Everything is going amazing here in San Juan. Well, to start off, we are having three baptisms this Thursday! The people getting baptized are three young women named Melissa (14), Isabel (21), and Adriana (17). They are the granddaughters of a less-active who has been reactivated, and they are super excited to be baptized. We are also going to be baptizing their mother in a few weeks, but the mother didn't start taking the lessons until several weeks after her daughters. They are so awesome. Even in the two weeks that we have been here, you can tell that their faith has grown so much. . . .
If that were all that has been going on in San Juan Capistrano Spanish work, that would definitely be more than our fair share of blessings. But wait, there's more! We have been really blessed in the last few weeks. The mother of the three girls started crying when we told her the story of the First Vision, and she has really been trying to read the Book of Mormon, even though it is hard for her to read. Yesterday we started teaching Olegaria, who was taught years ago in San Clemente by sister missionaries. It was sort of a funny situation--me and Elder Ochoa talked to her in a park in San Clemente the week before transfers, and she said that she lived in San Juan, and so we said we would send the San Juan missionaries to her. Then transfers came, so it turned out that the San Juan missionary who began teaching her was me! . . . .
I love this area. We cover the entire city of San Juan Capistrano, but since it is a very wealthy area, we spend most of our time in smaller parts. There are really only three areas where we spend time, and 90% of our time is in a neighborhood known as La Zanja (Spanish for "The Ditch"), where there are probably two or three square miles filled with Mexicans--including lots of members to help us. A lot of times, the members already know the people we are teaching, without us introducing them. It is a Spanish elders' dream to have an area like this. (And to top off the image, you have to cross a set of railroad tracks to get to it.) . . . .

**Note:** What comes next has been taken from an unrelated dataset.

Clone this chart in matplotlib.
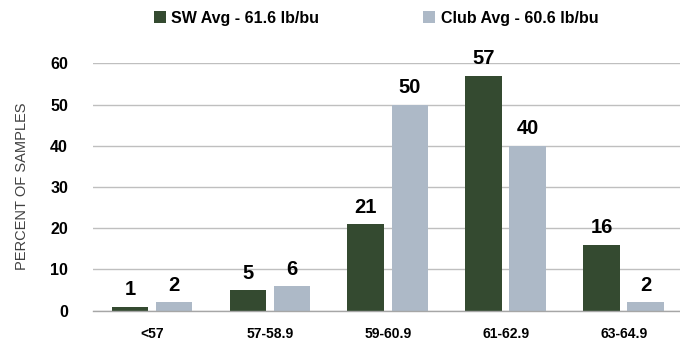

So, I saved the best for last. I don't remember how much I have told you about Francisco and Marisol, but they are the miracle of our transfer so far. On one of our first days in the area, Elder Carey was calling all the former investigators to try to find someone to teach, and by complete coincidence called Francisco, who gave us the number for his wife Marisol, who told us to come by. Background: about a year and a half ago the missionaries came and taught Marisol frequently, who absolutely loved it. She was telling us stories about how she felt the Spirit when she went to Church on Sundays and how she loved the Book of Mormon and especially the hymns. In that time, Francisco (the husband) wasn't interested at all, and rarely participated in missionary lessons. Marisol wanted to get baptized, but it just didn't work out, because of work and her having a baby. She suddenly became super busy, and the missionaries dropped her. After that, they moved to a different street in La Zanja and Marisol changed her telephone number, so the missionaries were unable to contact her after that. Now, we have started teaching them, and they love it--Marisol says she comes home and sees Francisco reading the Book of Mormon in his spare time.
They read every night and Marisol has already accepted a baptismal date (hopefully she and Francisco can get baptized at the same time). Once, we taught about the Sabbath day and coming to church and told them that church was at 1pm, and Marisol said she had a soccer game at that time. We kept going with the lesson, and then she said, "Well, I guess I will just have to sacrifice my soccer game and put God first." Elder Carey and I could not believe it (few investigators say things like that of their own accord). They are doing great, and are good friends with almost all of the members here in La Zanja. They are such an awesome family. . . .
Well, that is about all for now. Hope everything is going great in Virginia!